Finally: In the case of the debtor, satisfaction being once accepted, justice requires his complete discharge: but in that of the criminal, where satisfaction is made to the wounded honour of the law, and the authority of the lawgiver, justice, though it admits of his discharge, yet no otherwise requires it than as it may have been matter of promise to the substitute.
I do not mean to say that cases of this sort afford a competent representation of redemption by Christ. That is a work which not only ranks with extraordinary interpositions, but which has no parallel: it is a work of God, which leaves all the petty concerns of mortals infinitely behind it. All that comparisons can do, is to give us some idea of the principle on which it proceeds.

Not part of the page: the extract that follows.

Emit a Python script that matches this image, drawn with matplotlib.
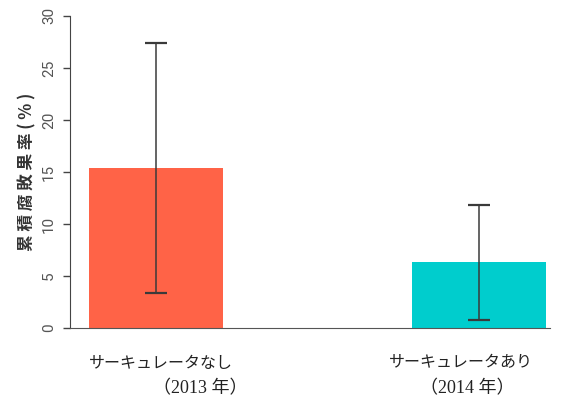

If the following passage in our admired Milton were considered as the language of the law of innocence, it would be inaccurate—
“——Man disobeying,
He with his whole posterity must die:
Die he, or justice must; unless for him
Some other able, and as willing, pay
The rigid satisfaction, death for death.”
Abstractedly considered, this is true; but it is not expressive of what was the revealed law of innocence. The law made no such condition, or provision; nor was it indifferent to the law-giver who should suffer, the sinner, or another on his behalf. The language of the law to the transgressor was not thou shalt die, or some one on thy behalf; but simply thou shalt die: and had it literally taken its course, every child of man must have perished. The sufferings of Christ in our stead, therefore, are not a punishment inflicted in the ordinary course of distributive justice; but an extraordinary interposition of infinite wisdom and love: not contrary to, but rather above the law, deviating from the letter, but more than preserving the spirit of it. Such, brethren, as well as I am able to explain them, are my views of the substitution of Christ.
Peter. The objection of our so stating the substitution of Christ, as to leave no room for the free pardon of sin, has been often made by those who avowedly reject his satisfaction; but for any who really consider his death as an atonement for sin, and as essential to the ground of a sinner’s hope, to employ the objection against us, is very extraordinary, and must, I presume, proceed from inadvertency.